On working, and life trajectories:
9-5ers Anthem (Aesop Rock) "Fumble out of bed and stumble to to kitchen, pour myself a cup of ambition..."
Lounge in Formation (the Action Design) "Is it human nature to make new rules, or is it human nature to play the game?"
Young Adrenaline (Del the Funky Homosapien) A get-up-and-go song...
Career Opportunities (The Clash) "Career opportunities, the ones that never knocked..."
Under Construction (No Doubt) I've been feeling a lot like this lately. The title basically says it all.
Privilege (Incubus) "The day you were born, you were born free- that is your privilege!"
Sticks and Stones (Jamie T) UK rapper I'd never heard of, but I stumbled across this song as Spinner.com's MP3 of the day...I dig it a lot. Speaking of emotional truth, something which is certainly lacking in mainstream hip hop, and hip hop in general...
Poised and Ready (Brendan Benson) You know, I neglected to mention that I picked up Brendan Benson's new CD, "My Old Familiar Friend." It's pretty great.
On love and emotional truth:
Open Your Heart ~reprise (Yuki Kajiura, .hack//SIGN OST#2) I love the line "Open your heart to eternal dimension, open your heart for love and affection, open your heart for every emotion, open your heart for tears and rejection." It is stated without any bitterness and sarcasm, but with a kind of warmth. I dig that tons.
Everyone is the Same (Innerpartysystem) On hooking up, sort of...

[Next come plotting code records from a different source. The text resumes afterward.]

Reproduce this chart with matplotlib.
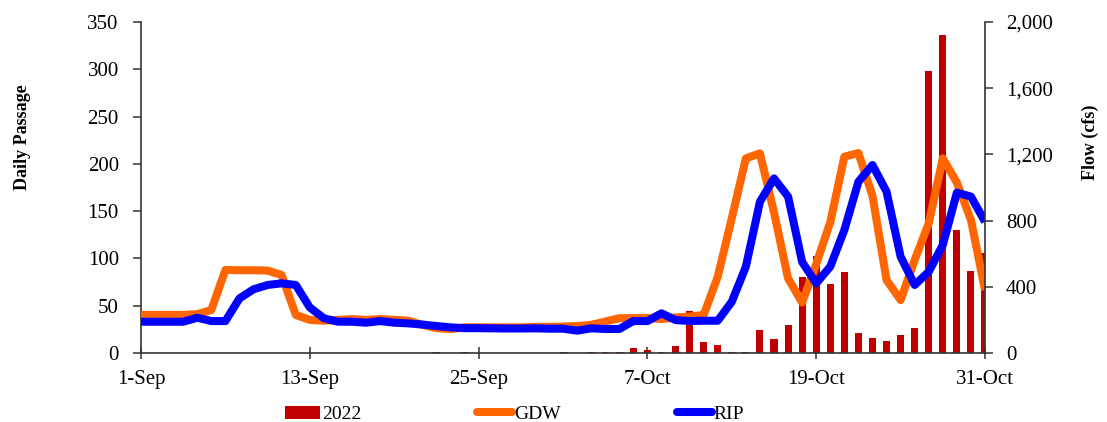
import matplotlib
matplotlib.use("Agg")
import matplotlib.pyplot as plt
from matplotlib.patches import Patch
from matplotlib.lines import Line2D
from matplotlib.ticker import FuncFormatter
import numpy as np

plt.rcParams["font.family"] = ["Liberation Serif", "DejaVu Serif"]
plt.rcParams["font.size"] = 15

# day 0 = 1-Sep ... day 60 = 31-Oct
days = np.arange(61)
tick_days = [0, 12, 24, 36, 48, 60]
tick_labels = ["1-Sep", "13-Sep", "25-Sep", "7-Oct", "19-Oct", "31-Oct"]

# daily passage, 2022
passage_2022 = [
    0, 0, 0, 0, 0, 0, 0, 0, 0, 0,
    0, 0, 0, 0, 0, 0, 0, 0, 0, 0,
    0, 1, 0, 1, 0, 0, 0, 0, 0, 0,
    1, 0, 1, 1, 1, 5, 3, 1, 7, 44,
    12, 8, 1, 1, 24, 15, 30, 80, 103, 73,
    86, 21, 16, 13, 19, 26, 298, 336, 130, 87,
    106,
]

# river flow (cfs)
flow_gdw = [
    230, 230, 230, 230, 235, 260, 502, 500, 500, 498,
    471, 230, 200, 195, 200, 205, 200, 205, 200, 195,
    170, 150, 145, 155, 155, 155, 155, 155, 158, 158,
    160, 163, 170, 190, 210, 211, 211, 205, 215, 220,
    230, 461, 815, 1176, 1206, 850, 451, 305, 537, 790,
    1186, 1208, 950, 441, 320, 562, 784, 1176, 1030, 804,
    381,
]
flow_rip = [
    189, 189, 189, 189, 213, 193, 193, 330, 385, 411,
    421, 411, 275, 210, 189, 189, 183, 193, 183, 179,
    172, 163, 155, 150, 150, 149, 148, 148, 149, 147,
    147, 135, 149, 145, 145, 193, 193, 240, 199, 193,
    195, 195, 310, 522, 914, 1055, 945, 550, 421, 522,
    743, 1035, 1136, 975, 582, 411, 491, 653, 969, 945,
    793,
]

bar_color = "#C00000"
gdw_color = "#FF6600"
rip_color = "#0000FF"
axis_color = "#333333"

fig = plt.figure(figsize=(11.07, 4.22), dpi=100)
ax = fig.add_axes([0.1274, 0.1635, 0.7624, 0.7844])
ax2 = ax.twinx()

ax.bar(days, passage_2022, width=0.5, color=bar_color, zorder=2)
line_kw = dict(linewidth=5.8, solid_joinstyle="round", solid_capstyle="butt")
ax2.plot(days, flow_gdw, color=gdw_color, **line_kw)
ax2.plot(days, flow_rip, color=rip_color, **line_kw)

ax.set_xlim(0, 60)
ax.set_ylim(0, 350)
ax2.set_ylim(0, 2000)
ax.set_yticks(range(0, 351, 50))
ax2.set_yticks(range(0, 2001, 400))
ax2.yaxis.set_major_formatter(FuncFormatter(lambda v, p: f"{int(v):,}"))
ax.set_xticks(tick_days)
ax.set_xticklabels(tick_labels)

for a in (ax, ax2):
    a.spines["top"].set_visible(False)
    for s in a.spines.values():
        s.set_color(axis_color)
        s.set_linewidth(1.2)
ax.spines["right"].set_visible(False)
ax2.spines["left"].set_visible(False)
ax2.spines["bottom"].set_visible(False)

ax.tick_params(axis="y", direction="out", length=6, width=1.1, color=axis_color, pad=10)
ax.tick_params(axis="x", direction="inout", length=9, width=1.1, color=axis_color, pad=8)
ax2.tick_params(axis="y", direction="out", length=6, width=1.1, color=axis_color, pad=9)

ax.set_ylabel("Daily Passage", fontweight="bold", fontsize=13)
ax.yaxis.set_label_coords(-0.13, 0.653)
ax2.set_ylabel("Flow (cfs)", fontweight="bold", fontsize=13)
ax2.yaxis.set_label_coords(1.115, 0.637)

handles = [
    Patch(facecolor=bar_color, edgecolor="none"),
    Line2D([0], [0], color=gdw_color, linewidth=5.8, solid_capstyle="round"),
    Line2D([0], [0], color=rip_color, linewidth=5.8, solid_capstyle="round"),
]
fig.legend(handles, ["2022", "GDW", "RIP"], loc="center", fontsize=14,
           bbox_to_anchor=(0.465, 0.018), ncol=3, frameon=False,
           handlelength=1.8, handletextpad=0.1, columnspacing=5.95)

fig.savefig("out.png", dpi=100)
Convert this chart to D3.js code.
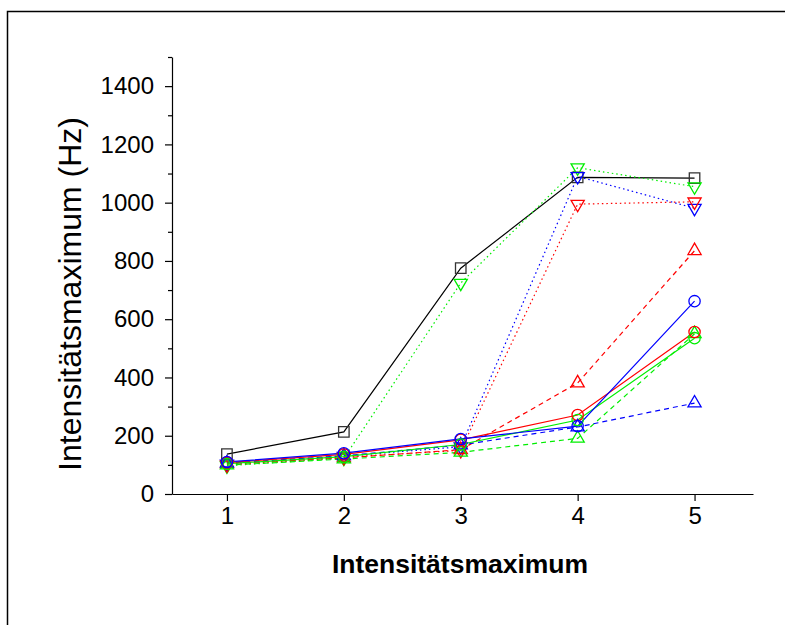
<!DOCTYPE html>
<html><head><meta charset="utf-8">
<script src="https://cdn.jsdelivr.net/npm/d3@7"></script>
<style>body{margin:0;background:#fff}svg{display:block}</style>
</head><body>
<svg id="c" width="785" height="625"></svg>
<script>
const xCats = [1, 2, 3, 4, 5];
const yTicks = [0, 200, 400, 600, 800, 1000, 1200, 1400];
const xTitle = "Intensitätsmaximum";
const yTitle = "Intensitätsmaximum (Hz)";

const sBlackSquare   = [137, 213, 775, 1087, 1084];
const sGreenDown     = [97, 123, 724, 1120, 1055];
const sBlueDown      = [103, 130, 162, 1090, 981];
const sRedDown       = [100, 126, 150, 995, 1003];
const sRedUp         = [104, 124, 152, 381, 835];
const sBlueCircle    = [110, 140, 189, 233, 662];
const sRedCircle     = [108, 136, 186, 271, 556];
const sGreenCircle   = [104, 128, 170, 254, 535];
const sGreenUp       = [99, 120, 143, 191, 550];
const sBlueUp        = [106, 131, 168, 230, 312];

const series = [
  {v: sBlackSquare, c: "#000000", m: "square",   d: null},
  {v: sGreenDown,   c: "#00ee00", m: "down",     d: "1.5,3"},
  {v: sBlueDown,    c: "#0000ff", m: "down",     d: "1.5,3"},
  {v: sRedDown,     c: "#ff0000", m: "down",     d: "1.5,3"},
  {v: sRedUp,       c: "#ff0000", m: "up",       d: "5,4"},
  {v: sGreenUp,     c: "#00ee00", m: "up",       d: "5,4"},
  {v: sBlueUp,      c: "#0000ff", m: "up",       d: "5,4"},
  {v: sGreenCircle, c: "#00ee00", m: "circle",   d: null},
  {v: sRedCircle,   c: "#ff0000", m: "circle",   d: null},
  {v: sBlueCircle,  c: "#0000ff", m: "circle",   d: null}
];

const svg = d3.select("#c");
svg.append("rect").attr("x", 7.5).attr("y", 11.5).attr("width", 800).attr("height", 700)
  .attr("fill", "none").attr("stroke", "#000").attr("stroke-width", 1.5);

const x = d3.scaleLinear().domain([0.53, 5.5]).range([172, 753]);
const y = d3.scaleLinear().domain([0, 1500]).range([494, 57]);

const font = "Liberation Sans, Arial, sans-serif";

const yAx = svg.append("g").attr("transform", "translate(172,0)")
  .call(d3.axisLeft(y).tickValues(yTicks).tickFormat(d3.format("d")).tickSize(7).tickPadding(11).tickSizeOuter(0));
yAx.append("g").call(d3.axisLeft(y).tickValues(d3.range(100, 1600, 200)).tickSize(4).tickFormat("").tickSizeOuter(0))
  .select(".domain").remove();
yAx.selectAll("text").attr("font-family", font).attr("font-size", 24).attr("fill", "#000");
yAx.selectAll("line,path").attr("stroke", "#000").attr("stroke-width", 1.2);

const xAx = svg.append("g").attr("transform", "translate(0,494)")
  .call(d3.axisBottom(x).tickValues(xCats).tickFormat(d3.format("d")).tickSize(7).tickPadding(6).tickSizeOuter(0));
xAx.selectAll("text").attr("font-family", font).attr("font-size", 24).attr("fill", "#000");
xAx.selectAll("line,path").attr("stroke", "#000").attr("stroke-width", 1.2);

svg.append("text").attr("x", 460).attr("y", 573).attr("text-anchor", "middle")
  .attr("font-family", font).attr("font-size", 26.5).attr("font-weight", "bold").text(xTitle);
svg.append("text").attr("transform", "translate(81,294) rotate(-90)").attr("text-anchor", "middle")
  .attr("font-family", font).attr("font-size", 32).text(yTitle);

const line = d3.line().x((d, i) => x(xCats[i])).y(d => y(d));

series.forEach(s => {
  svg.append("path").attr("d", line(s.v)).attr("fill", "none").attr("stroke", s.c)
    .attr("stroke-width", 1.2).attr("stroke-dasharray", s.d);
});
series.forEach(s => {
  const g = svg.append("g");
  s.v.forEach((v, i) => {
    let gen, rot = 0;
    if (s.m === "square") gen = d3.symbol(d3.symbolSquare, 110);
    else if (s.m === "circle") gen = d3.symbol(d3.symbolCircle, 100);
    else { gen = d3.symbol(d3.symbolTriangle, 75); if (s.m === "down") rot = 180; }
    g.append("path").attr("d", gen())
      .attr("transform", `translate(${x(xCats[i])},${y(v)}) rotate(${rot})`)
      .attr("fill", "none").attr("stroke", s.c === "#000000" ? "#333" : s.c).attr("stroke-width", 1.3);
  });
});
</script>
</body></html>
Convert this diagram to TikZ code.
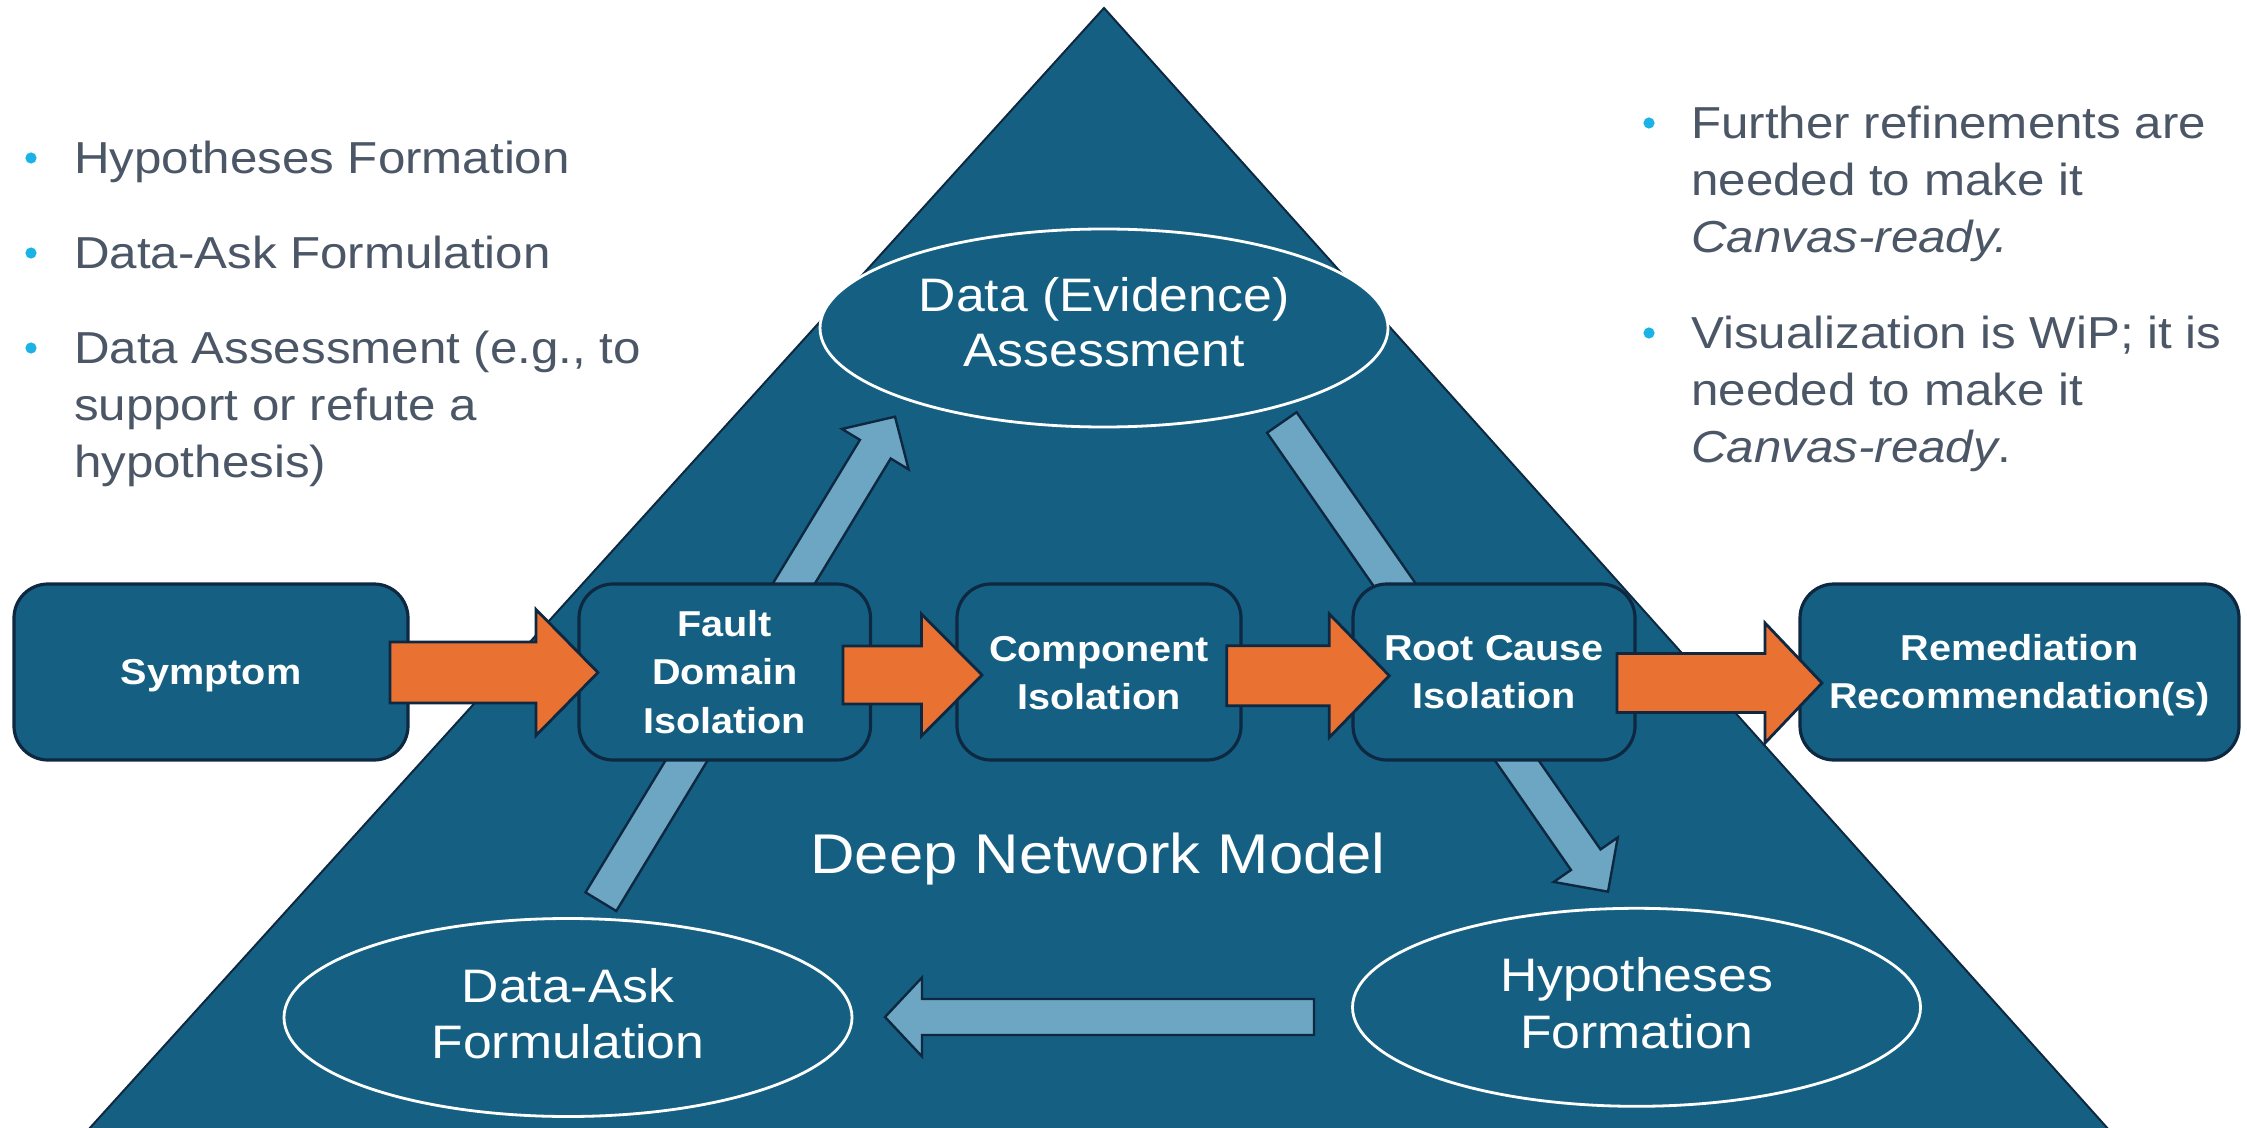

Broken Hearts, Torn Up Letters and the Story of a Lonely Girl (lostprophets) It doesn't get much more straightforward...
Between Us (Brendan Benson) "Okay, I've been known to cry in my sleep... But dreams often show what you don't want to know; when you're awake you're not so deep."
Plus, the FOB song above. Some of the songs cover multiple subjects, etc...
If you don't feel like downloading songs- my radio thing will be shuffling these songs for the rest of the day:
http://www.jetaudio.com/jetcast_directory/list_english.asp?selectlanguage=English&selectgenre=0&sort=title&sortorder=1&page=&pagesize=20 (~~TS)
Downloads will be up for about a week.
This entire entry, abridged: it is important to be able to feel your feelings.
Also, I love
Teresa Strasser. And not just because we share initials.
One last bit about emotional truth- it played a part in why the movie The Invention of Lying was such a disappointment. The idea of people constantly telling the truth, saying their actual thoughts and feelings, was fucking fascinating, even if only in the form of a movie. It didn't quite live up to the premise.
It's entirely likely that I'm socially maladjusted and as part of that I never learned to lie or obfuscate properly, but the truth is so...so much simpler, right? I wouldn't mind living in that world where people tell the truth, and I think I'd like it slightly more so than some of my peers.